▶ [Exercise goal]:
The lines from the top of the material below through the line containing "Serif', 'Times New" are to be printed exactly, with pictures omitted.

========================

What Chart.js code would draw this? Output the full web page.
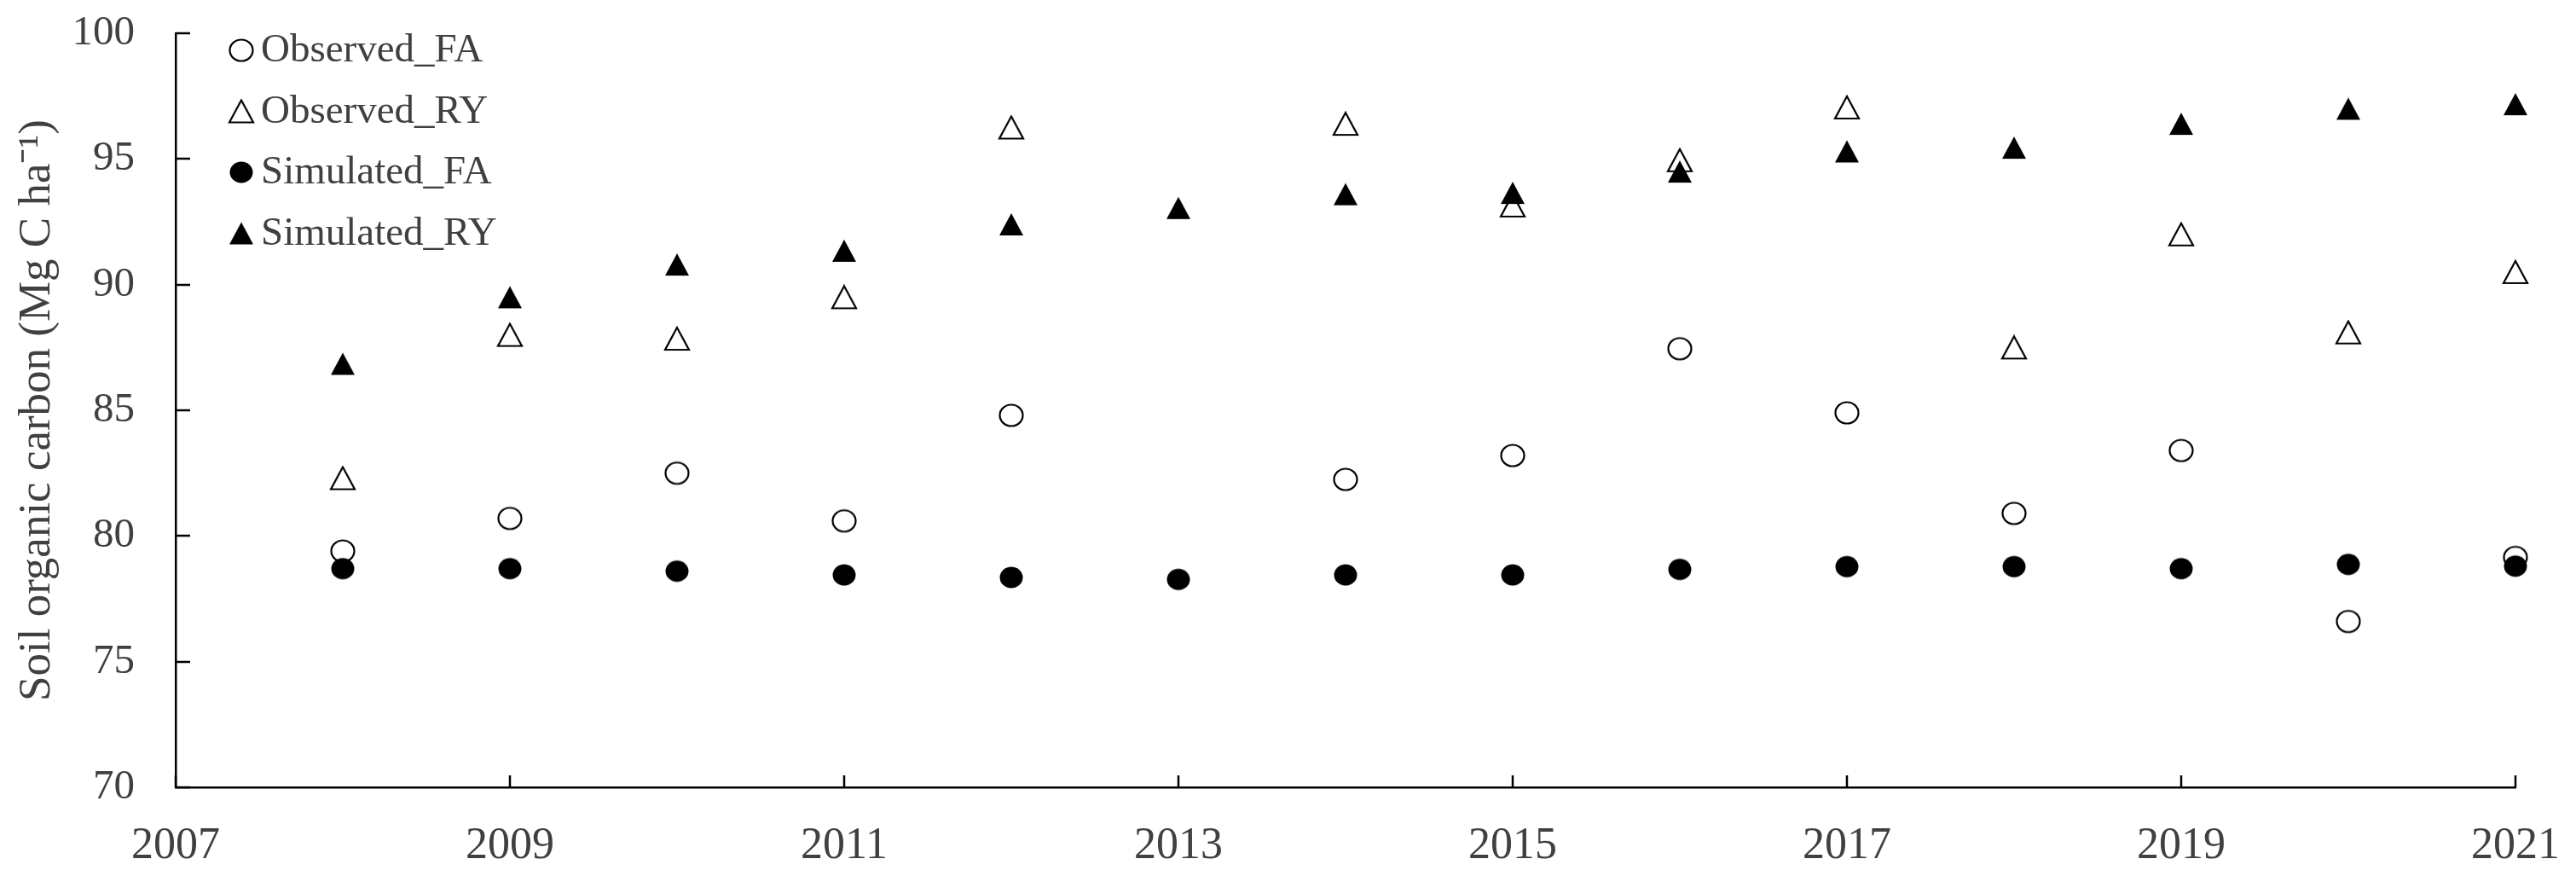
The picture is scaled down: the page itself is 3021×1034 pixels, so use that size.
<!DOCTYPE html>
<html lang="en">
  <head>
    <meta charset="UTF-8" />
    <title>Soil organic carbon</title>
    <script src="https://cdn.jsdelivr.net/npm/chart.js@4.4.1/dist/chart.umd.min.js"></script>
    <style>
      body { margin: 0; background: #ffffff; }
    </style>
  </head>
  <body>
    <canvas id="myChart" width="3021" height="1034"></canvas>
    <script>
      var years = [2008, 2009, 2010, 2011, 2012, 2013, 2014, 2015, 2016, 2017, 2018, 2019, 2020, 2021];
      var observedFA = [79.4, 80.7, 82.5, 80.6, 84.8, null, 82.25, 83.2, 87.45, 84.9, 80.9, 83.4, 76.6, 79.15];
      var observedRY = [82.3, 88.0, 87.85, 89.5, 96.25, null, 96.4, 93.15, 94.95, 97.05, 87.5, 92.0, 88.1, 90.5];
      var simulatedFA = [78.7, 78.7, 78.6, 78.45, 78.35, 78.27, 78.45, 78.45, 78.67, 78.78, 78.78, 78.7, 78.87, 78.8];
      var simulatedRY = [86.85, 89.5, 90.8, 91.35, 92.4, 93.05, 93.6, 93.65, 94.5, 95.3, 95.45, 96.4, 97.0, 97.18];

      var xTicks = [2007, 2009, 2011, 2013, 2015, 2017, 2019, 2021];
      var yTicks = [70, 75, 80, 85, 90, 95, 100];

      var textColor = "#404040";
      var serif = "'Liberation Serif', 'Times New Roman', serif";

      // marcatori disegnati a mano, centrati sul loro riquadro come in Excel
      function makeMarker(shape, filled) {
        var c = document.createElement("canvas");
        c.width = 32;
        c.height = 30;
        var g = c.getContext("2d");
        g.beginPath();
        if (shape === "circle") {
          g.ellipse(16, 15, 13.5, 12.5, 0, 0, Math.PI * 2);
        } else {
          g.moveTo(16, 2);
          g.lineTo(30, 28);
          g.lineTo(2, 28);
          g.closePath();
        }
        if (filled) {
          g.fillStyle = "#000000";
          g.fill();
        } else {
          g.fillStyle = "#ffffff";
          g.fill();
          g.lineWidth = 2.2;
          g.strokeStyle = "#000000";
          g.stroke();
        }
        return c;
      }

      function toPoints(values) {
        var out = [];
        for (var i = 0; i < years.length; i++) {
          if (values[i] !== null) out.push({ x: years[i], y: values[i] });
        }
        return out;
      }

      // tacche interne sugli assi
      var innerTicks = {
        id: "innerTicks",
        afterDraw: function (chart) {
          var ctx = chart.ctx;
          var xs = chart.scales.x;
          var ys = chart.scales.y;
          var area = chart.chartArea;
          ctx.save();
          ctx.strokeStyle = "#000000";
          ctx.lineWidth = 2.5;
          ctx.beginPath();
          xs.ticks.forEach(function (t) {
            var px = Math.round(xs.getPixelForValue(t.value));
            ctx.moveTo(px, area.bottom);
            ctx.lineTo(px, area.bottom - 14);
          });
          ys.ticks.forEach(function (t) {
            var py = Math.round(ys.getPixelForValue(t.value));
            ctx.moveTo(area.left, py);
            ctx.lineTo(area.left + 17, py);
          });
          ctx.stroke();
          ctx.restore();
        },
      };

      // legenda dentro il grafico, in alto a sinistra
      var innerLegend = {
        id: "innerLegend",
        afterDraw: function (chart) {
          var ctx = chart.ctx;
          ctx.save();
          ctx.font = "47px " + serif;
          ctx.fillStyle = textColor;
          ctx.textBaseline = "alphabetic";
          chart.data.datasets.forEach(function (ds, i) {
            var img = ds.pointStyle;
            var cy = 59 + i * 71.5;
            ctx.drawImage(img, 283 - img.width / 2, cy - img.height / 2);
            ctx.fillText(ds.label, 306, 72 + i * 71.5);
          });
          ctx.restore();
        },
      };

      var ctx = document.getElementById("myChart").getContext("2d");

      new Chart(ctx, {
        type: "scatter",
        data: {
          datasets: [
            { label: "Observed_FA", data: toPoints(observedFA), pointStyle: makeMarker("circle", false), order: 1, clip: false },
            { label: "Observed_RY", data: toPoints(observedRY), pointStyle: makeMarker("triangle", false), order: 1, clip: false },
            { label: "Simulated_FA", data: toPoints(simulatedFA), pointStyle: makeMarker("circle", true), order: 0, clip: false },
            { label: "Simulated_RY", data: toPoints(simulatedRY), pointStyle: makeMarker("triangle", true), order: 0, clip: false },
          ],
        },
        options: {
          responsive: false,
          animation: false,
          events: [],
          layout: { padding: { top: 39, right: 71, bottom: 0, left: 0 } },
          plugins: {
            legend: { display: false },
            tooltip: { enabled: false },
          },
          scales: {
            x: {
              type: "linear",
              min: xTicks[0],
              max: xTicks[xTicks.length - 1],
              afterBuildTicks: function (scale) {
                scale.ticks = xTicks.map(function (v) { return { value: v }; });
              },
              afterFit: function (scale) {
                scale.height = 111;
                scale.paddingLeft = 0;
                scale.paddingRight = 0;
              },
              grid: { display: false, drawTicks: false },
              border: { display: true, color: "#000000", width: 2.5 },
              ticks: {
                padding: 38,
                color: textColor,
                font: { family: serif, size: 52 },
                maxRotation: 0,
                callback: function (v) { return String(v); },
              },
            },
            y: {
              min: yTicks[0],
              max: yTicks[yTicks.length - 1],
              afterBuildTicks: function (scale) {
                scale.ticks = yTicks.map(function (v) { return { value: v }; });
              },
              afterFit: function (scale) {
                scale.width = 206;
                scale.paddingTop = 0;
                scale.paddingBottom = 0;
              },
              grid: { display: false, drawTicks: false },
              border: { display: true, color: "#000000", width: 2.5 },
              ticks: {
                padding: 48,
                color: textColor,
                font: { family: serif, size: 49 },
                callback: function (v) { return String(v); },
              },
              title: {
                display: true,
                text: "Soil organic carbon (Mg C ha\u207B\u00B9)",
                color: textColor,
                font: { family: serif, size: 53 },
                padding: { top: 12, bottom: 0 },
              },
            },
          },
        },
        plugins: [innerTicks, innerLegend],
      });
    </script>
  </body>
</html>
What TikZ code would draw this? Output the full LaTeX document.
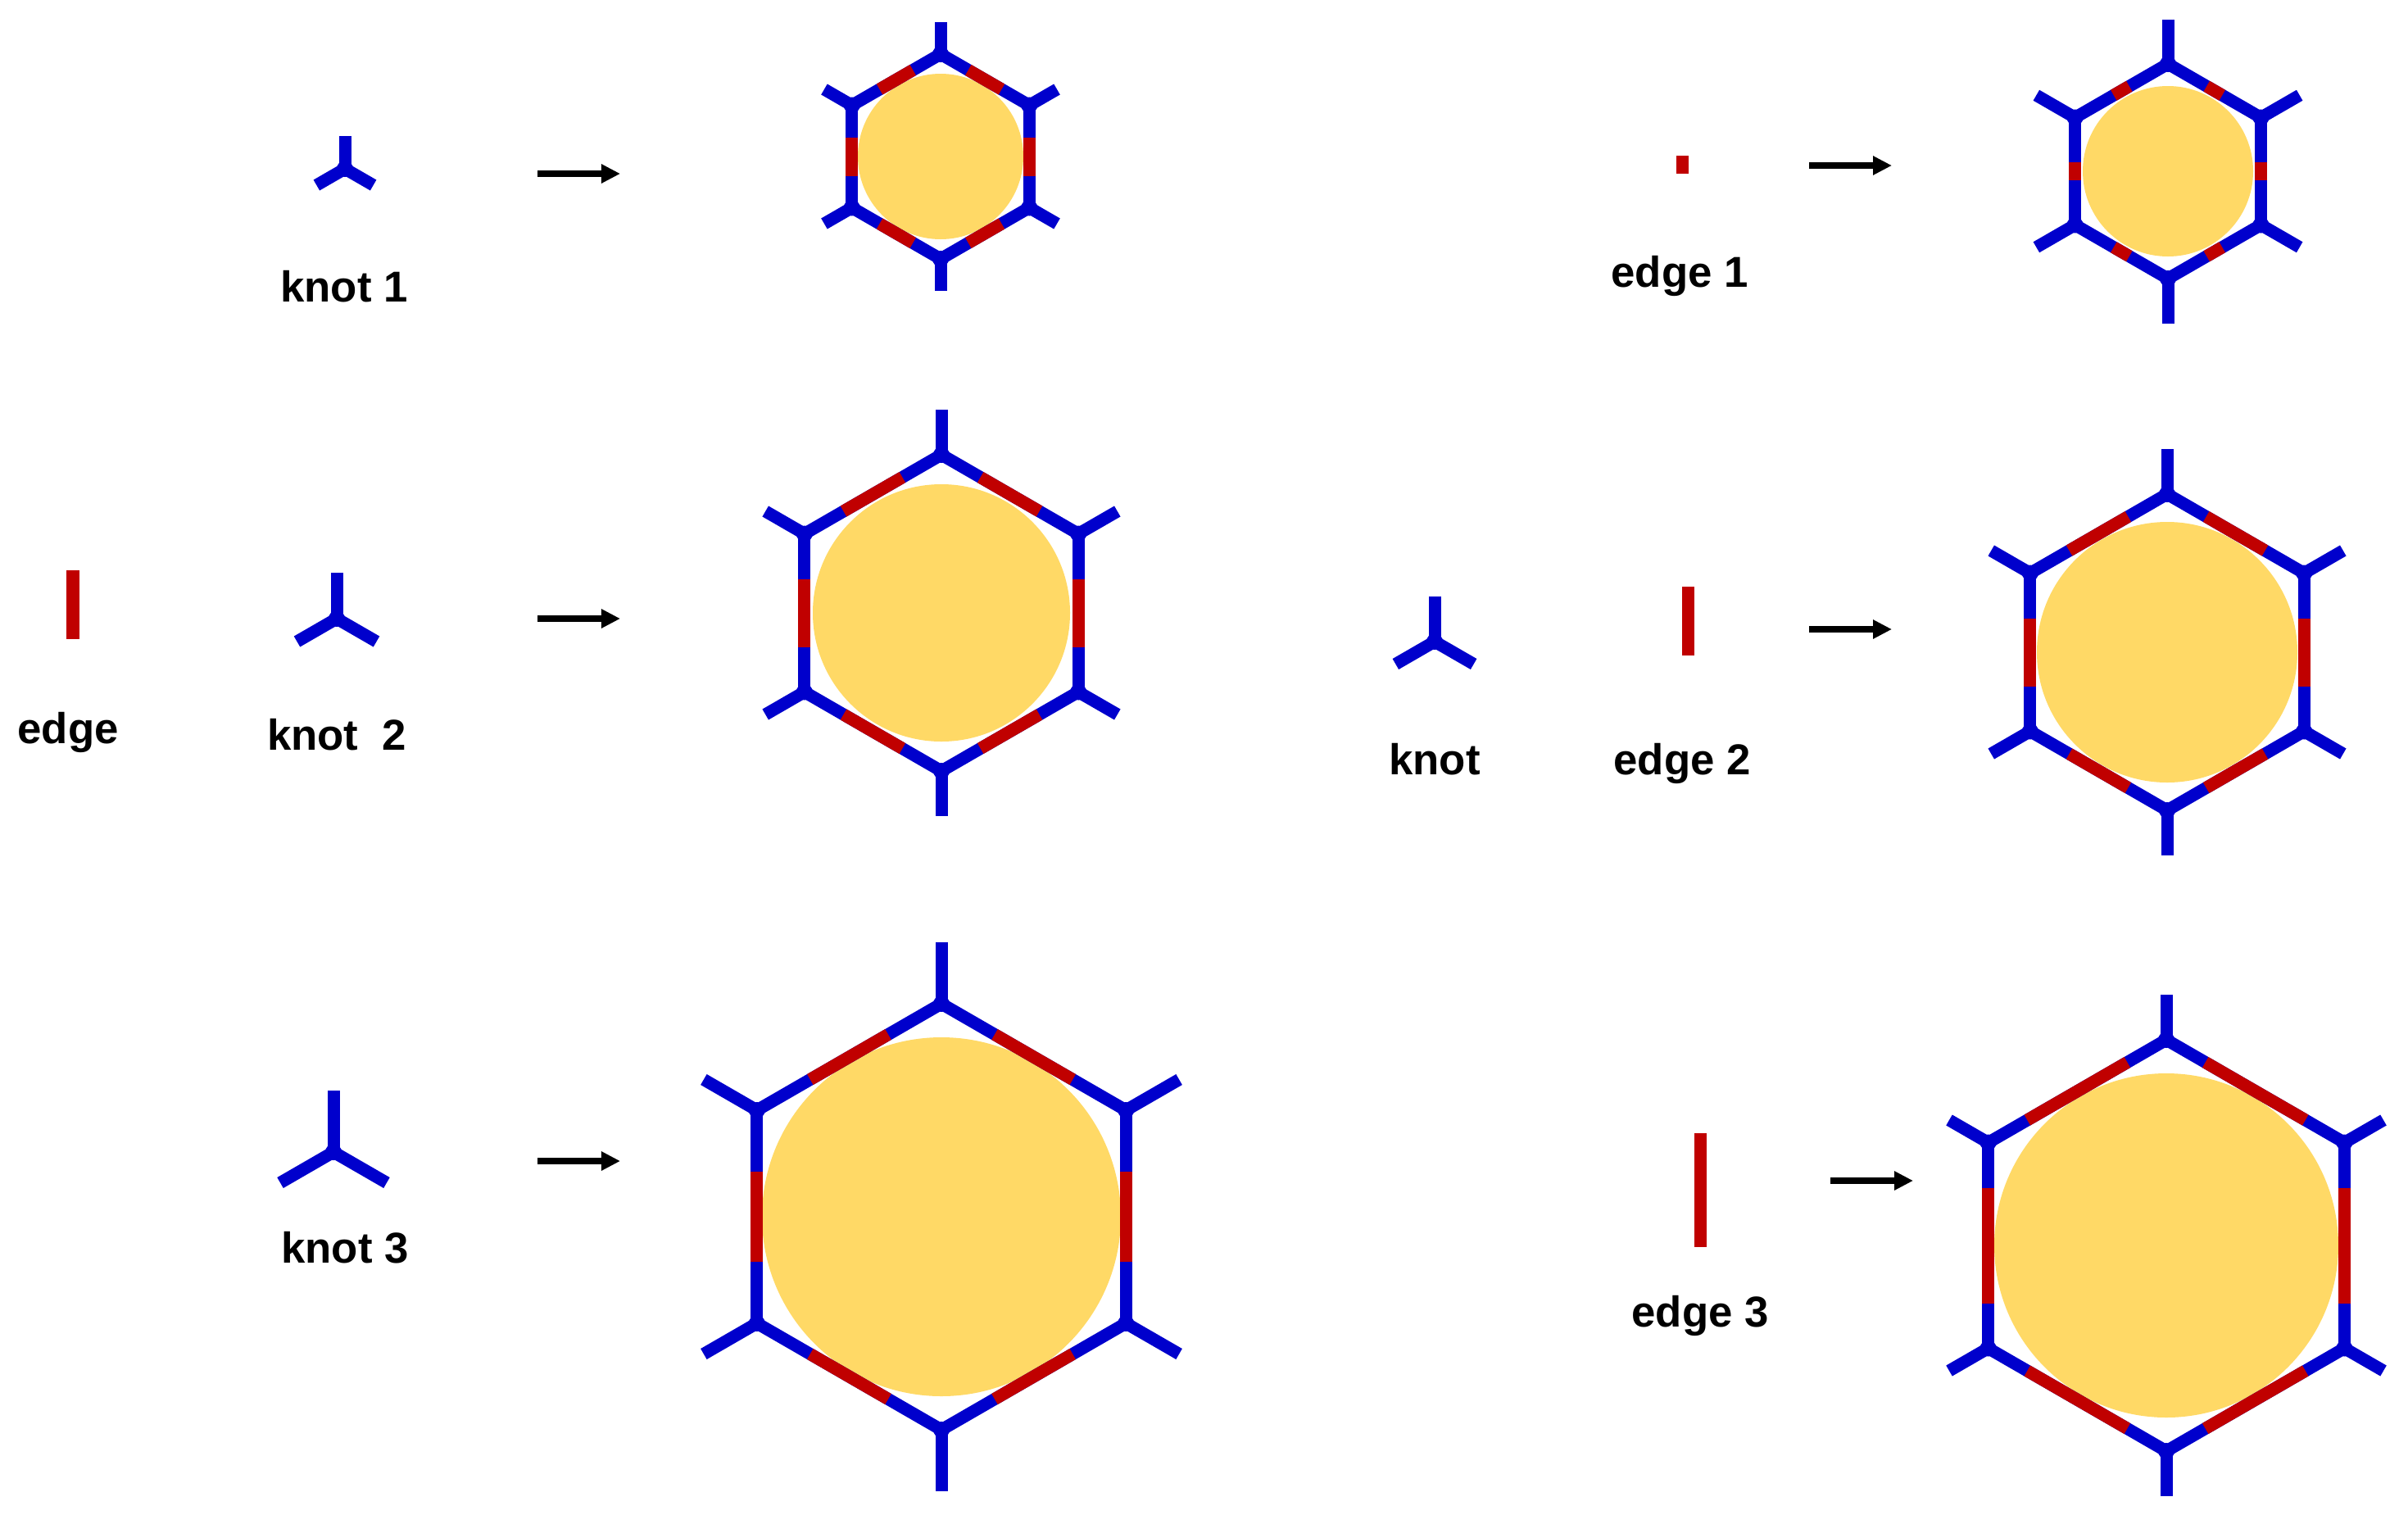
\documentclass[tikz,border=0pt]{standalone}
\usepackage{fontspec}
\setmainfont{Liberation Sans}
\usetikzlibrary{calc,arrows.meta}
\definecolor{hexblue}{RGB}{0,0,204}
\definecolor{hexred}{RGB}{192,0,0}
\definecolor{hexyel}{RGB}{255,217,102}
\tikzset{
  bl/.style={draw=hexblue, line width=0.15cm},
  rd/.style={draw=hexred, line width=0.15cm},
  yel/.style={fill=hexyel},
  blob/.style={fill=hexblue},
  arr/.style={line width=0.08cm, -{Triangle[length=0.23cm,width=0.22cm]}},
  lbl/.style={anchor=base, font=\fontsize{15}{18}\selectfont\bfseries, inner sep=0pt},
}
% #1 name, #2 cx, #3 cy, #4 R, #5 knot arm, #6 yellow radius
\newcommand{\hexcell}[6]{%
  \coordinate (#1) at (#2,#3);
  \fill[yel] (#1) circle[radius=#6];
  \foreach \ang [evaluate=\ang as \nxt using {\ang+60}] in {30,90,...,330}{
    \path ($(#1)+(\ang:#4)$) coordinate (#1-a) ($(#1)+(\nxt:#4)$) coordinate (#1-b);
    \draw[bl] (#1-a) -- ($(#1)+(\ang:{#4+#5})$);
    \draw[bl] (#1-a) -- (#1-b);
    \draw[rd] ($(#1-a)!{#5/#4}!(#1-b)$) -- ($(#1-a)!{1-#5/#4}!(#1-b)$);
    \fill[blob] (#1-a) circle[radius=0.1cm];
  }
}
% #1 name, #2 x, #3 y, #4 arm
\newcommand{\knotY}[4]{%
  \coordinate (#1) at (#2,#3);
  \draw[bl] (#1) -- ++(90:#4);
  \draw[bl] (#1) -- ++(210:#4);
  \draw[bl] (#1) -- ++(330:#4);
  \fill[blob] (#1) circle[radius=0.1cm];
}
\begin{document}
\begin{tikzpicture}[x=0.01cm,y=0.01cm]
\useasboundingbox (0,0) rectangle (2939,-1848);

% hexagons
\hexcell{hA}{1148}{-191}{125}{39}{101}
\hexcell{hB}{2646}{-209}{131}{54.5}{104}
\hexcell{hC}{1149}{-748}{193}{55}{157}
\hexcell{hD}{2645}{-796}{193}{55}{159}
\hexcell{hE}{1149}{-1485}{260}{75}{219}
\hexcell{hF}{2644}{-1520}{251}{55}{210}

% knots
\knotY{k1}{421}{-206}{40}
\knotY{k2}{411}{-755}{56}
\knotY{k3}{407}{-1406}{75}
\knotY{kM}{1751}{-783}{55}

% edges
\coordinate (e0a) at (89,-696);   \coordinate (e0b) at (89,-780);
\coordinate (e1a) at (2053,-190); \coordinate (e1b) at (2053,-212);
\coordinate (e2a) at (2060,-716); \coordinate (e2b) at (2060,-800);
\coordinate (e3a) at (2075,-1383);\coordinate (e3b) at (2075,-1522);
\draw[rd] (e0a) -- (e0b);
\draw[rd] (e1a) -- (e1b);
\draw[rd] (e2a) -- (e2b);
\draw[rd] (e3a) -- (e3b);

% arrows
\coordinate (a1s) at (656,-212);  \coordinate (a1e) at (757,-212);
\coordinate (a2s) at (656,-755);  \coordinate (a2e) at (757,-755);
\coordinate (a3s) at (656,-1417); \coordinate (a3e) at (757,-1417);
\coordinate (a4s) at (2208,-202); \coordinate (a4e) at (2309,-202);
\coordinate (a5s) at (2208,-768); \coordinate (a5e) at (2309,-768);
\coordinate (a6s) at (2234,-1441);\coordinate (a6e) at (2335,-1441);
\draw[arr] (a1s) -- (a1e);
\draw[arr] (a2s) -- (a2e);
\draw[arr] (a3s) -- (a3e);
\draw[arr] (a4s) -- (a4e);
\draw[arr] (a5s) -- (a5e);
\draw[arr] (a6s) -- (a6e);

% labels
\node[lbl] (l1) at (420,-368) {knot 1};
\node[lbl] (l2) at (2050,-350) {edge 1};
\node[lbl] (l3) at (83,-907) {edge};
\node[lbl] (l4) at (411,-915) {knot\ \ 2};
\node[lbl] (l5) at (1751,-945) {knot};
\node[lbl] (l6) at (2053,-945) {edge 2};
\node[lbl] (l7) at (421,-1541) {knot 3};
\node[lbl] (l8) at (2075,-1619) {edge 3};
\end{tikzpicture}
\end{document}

========================

▶ [Exercise response]:
What Chart.js code would draw this? Output the full web page.
The picture is scaled down: the page itself is 3021×1034 pixels, so use that size.
<!DOCTYPE html>
<html lang="en">
  <head>
    <meta charset="UTF-8" />
    <title>Soil organic carbon</title>
    <script src="https://cdn.jsdelivr.net/npm/chart.js@4.4.1/dist/chart.umd.min.js"></script>
    <style>
      body { margin: 0; background: #ffffff; }
    </style>
  </head>
  <body>
    <canvas id="myChart" width="3021" height="1034"></canvas>
    <script>
      var years = [2008, 2009, 2010, 2011, 2012, 2013, 2014, 2015, 2016, 2017, 2018, 2019, 2020, 2021];
      var observedFA = [79.4, 80.7, 82.5, 80.6, 84.8, null, 82.25, 83.2, 87.45, 84.9, 80.9, 83.4, 76.6, 79.15];
      var observedRY = [82.3, 88.0, 87.85, 89.5, 96.25, null, 96.4, 93.15, 94.95, 97.05, 87.5, 92.0, 88.1, 90.5];
      var simulatedFA = [78.7, 78.7, 78.6, 78.45, 78.35, 78.27, 78.45, 78.45, 78.67, 78.78, 78.78, 78.7, 78.87, 78.8];
      var simulatedRY = [86.85, 89.5, 90.8, 91.35, 92.4, 93.05, 93.6, 93.65, 94.5, 95.3, 95.45, 96.4, 97.0, 97.18];

      var xTicks = [2007, 2009, 2011, 2013, 2015, 2017, 2019, 2021];
      var yTicks = [70, 75, 80, 85, 90, 95, 100];

      var textColor = "#404040";
      var serif = "'Liberation Serif', 'Times New Roman', serif";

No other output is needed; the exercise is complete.